1. Golden State Warriors
Last Week: 1
In the wake of a quick, two-game week, this decision comes down to which of the Golden State Warriors' efforts you regard as real and which gets tossed out as an anomaly.
On Saturday, Stephen Curry chucked in 49 points and looked the part of a former unanimous MVP, leading the Dubs to a stirring 109-105 win over the Boston Celtics, despite the best efforts of a laser-focused, ultra-efficient Kyrie Irving. Boston, perhaps looking at a Finals appearance, was dialed in, executing its game plan as well as anyone has all year against the Warriors.

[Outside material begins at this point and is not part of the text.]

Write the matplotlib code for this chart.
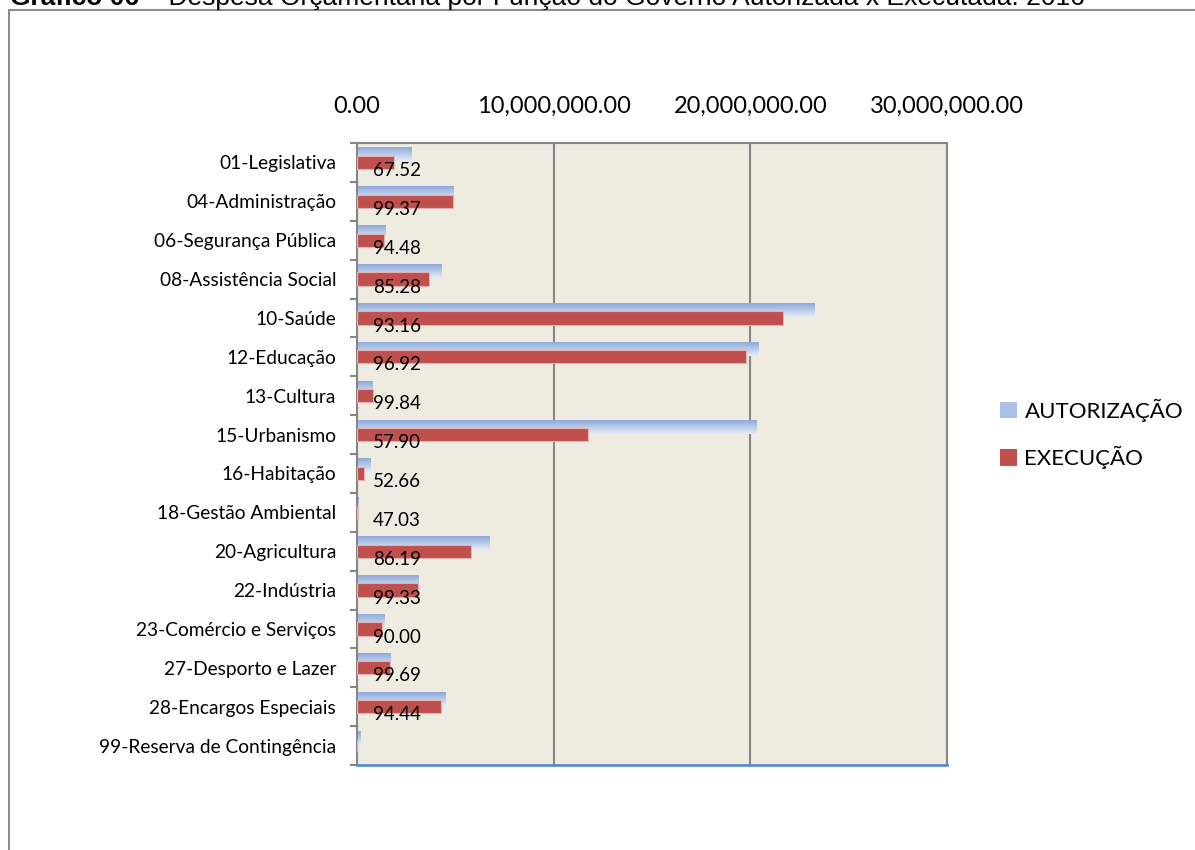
import numpy as np
import matplotlib
matplotlib.use("Agg")
import matplotlib.pyplot as plt
from matplotlib.colors import LinearSegmentedColormap
from matplotlib.patches import Patch
from matplotlib.lines import Line2D
from matplotlib.ticker import FuncFormatter

# budget by government function, authorised vs executed (R$)
funcoes = [
    "01-Legislativa", "04-Administração", "06-Segurança Pública",
    "08-Assistência Social", "10-Saúde", "12-Educação", "13-Cultura",
    "15-Urbanismo", "16-Habitação", "18-Gestão Ambiental", "20-Agricultura",
    "22-Indústria", "23-Comércio e Serviços", "27-Desporto e Lazer",
    "28-Encargos Especiais", "99-Reserva de Contingência",
]
autorizacao = [2.78e6, 4.93e6, 1.46e6, 4.30e6, 23.28e6, 20.42e6, 0.81e6,
               20.32e6, 0.71e6, 0.085e6, 6.76e6, 3.15e6, 1.42e6, 1.68e6,
               4.52e6, 0.20e6]
execucao = [1.88e6, 4.90e6, 1.38e6, 3.66e6, 21.66e6, 19.79e6, 0.80e6,
            11.76e6, 0.36e6, 0.04e6, 5.82e6, 3.12e6, 1.28e6, 1.67e6,
            4.27e6, 0.0]
percentual = ["67.52", "99.37", "94.48", "85.28", "93.16", "96.92", "99.84",
              "57.90", "52.66", "47.03", "86.19", "99.33", "90.00", "99.69",
              "94.44", ""]
xticks = [0, 10e6, 20e6, 30e6]

W, H = 1195, 850
font = "Lato"
blue_top, blue_bot = "#8EAADB", "#E4EBF7"
red = "#C0504D"

fig = plt.figure(figsize=(W / 100, H / 100), dpi=100)
ax = fig.add_axes([357 / W, 1 - 765 / H, (947 - 357) / W, (765 - 143) / H])
ax.set_facecolor("#EEEBE0")

grad_cmap = LinearSegmentedColormap.from_list("azul", [blue_top, blue_bot])
grad = np.linspace(0, 1, 64).reshape(-1, 1)

y = np.arange(len(funcoes))
bh = 0.35
for yi, v in zip(y, autorizacao):
    c = yi - 0.2
    ax.imshow(grad, cmap=grad_cmap, aspect="auto", origin="upper",
              extent=(0, v, c + bh / 2, c - bh / 2), zorder=2)

ax.barh(y, execucao, height=0.34, color=red, edgecolor="#E3B1B0",
        linewidth=0.8, zorder=3)

for yi, txt in zip(y, percentual):
    if txt:
        ax.annotate(txt, xy=(0, yi + 0.21), xytext=(16, 0),
                    textcoords="offset pixels", ha="left", va="center",
                    fontsize=13.5, family=font, color="black", zorder=4)

ax.set_xlim(0, 30e6)
ax.set_ylim(len(funcoes) - 0.5, -0.5)

ax.xaxis.tick_top()
ax.set_xticks(xticks)
ax.xaxis.set_major_formatter(FuncFormatter(lambda v, p: f"{v:,.2f}"))
ax.tick_params(axis="x", length=0, pad=19, labelsize=17)
for lab in ax.get_xticklabels():
    lab.set_family(font)

ax.set_yticks(y)
ax.set_yticklabels(funcoes, family=font, fontsize=13.8)
ax.set_yticks(np.arange(len(funcoes) + 1) - 0.5, minor=True)
ax.tick_params(axis="y", which="major", length=0, pad=15)
ax.tick_params(axis="y", which="minor", length=5, width=1.5, color="#868686")

ax.grid(axis="x", color="#868686", linewidth=1.5, zorder=1)
ax.set_axisbelow(True)
for side in ["left", "right", "top"]:
    ax.spines[side].set_color("#868686")
    ax.spines[side].set_linewidth(1.5)
ax.spines["bottom"].set_color("#5B8BD0")
ax.spines["bottom"].set_linewidth(2)

handles = [Patch(facecolor="#A9C0E8", edgecolor="none"),
           Patch(facecolor=red, edgecolor="none")]
fig.legend(handles, ["AUTORIZAÇÃO", "EXECUÇÃO"], loc="center left",
           bbox_to_anchor=(980 / W, 1 - 434 / H), frameon=False,
           prop={"family": font, "size": 16}, handlelength=0.75,
           handleheight=0.75, handletextpad=0.35, labelspacing=1.1)

# outer frame of the chart box, cut by the page edge
fig.add_artist(Line2D([9 / W, 9 / W], [0, 1 - 10 / H], transform=fig.transFigure,
                      color="#8C8C8C", linewidth=1.5))
fig.add_artist(Line2D([9 / W, 1], [1 - 10 / H, 1 - 10 / H], transform=fig.transFigure,
                      color="#8C8C8C", linewidth=1.5))

# title line, clipped at the top of the page
t1 = fig.text(10 / W, 1 - 5 / H, "Gráfico 06", family="Liberation Sans",
              fontweight="bold", fontsize=19, va="baseline", ha="left")
fig.canvas.draw()
x_end = t1.get_window_extent().x1
fig.text(x_end / W, 1 - 5 / H,
         " – Despesa Orçamentária por Função do Governo Autorizada x Executada: 2016",
         family="Liberation Sans", fontsize=19, va="baseline", ha="left")

fig.savefig("out.png", dpi=100)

And Golden State was still too much for the Celtics.
It's not hard to spot the outlier when you compare that effort—which mirrored so many we've seen from the reigning champs over the last three-plus seasons—to the roll-over job the Warriors pulled in Utah on Tuesday.
"I think our guys will tell you that was a pathetic effort out there," Warriors head coach Steve Kerr told ESPN's Chris Haynes following the 129-99 debacle. "That was disgusting basketball."
"We just didn't start out the game with any force defensively," he continued, noting a trend that has plagued Golden State all year. "We weren't staying into bodies, they were just stopping behind screens, we were lazy on our switches. We played with no sense of urgency, no sense of purpose, and they're obviously fighting for the playoffs."
The Utah game is the throwaway result—one that deserves to be scrapped because it's not indicative of Golden State's actual talent. If anything, it points to the team's well-earned self-assuredness. After two rings and more than a half-season of dominance this year, it's hard to get up for the Jazz on the road.
That said, more duds like the one in Utah and it won't matter how many Rockets are hurt. The Warriors will slip.
Stats courtesy of Basketball Reference, Cleaning the Glass or NBA.com unless otherwise specified. Accurate through games played Thursday, Feb. 1.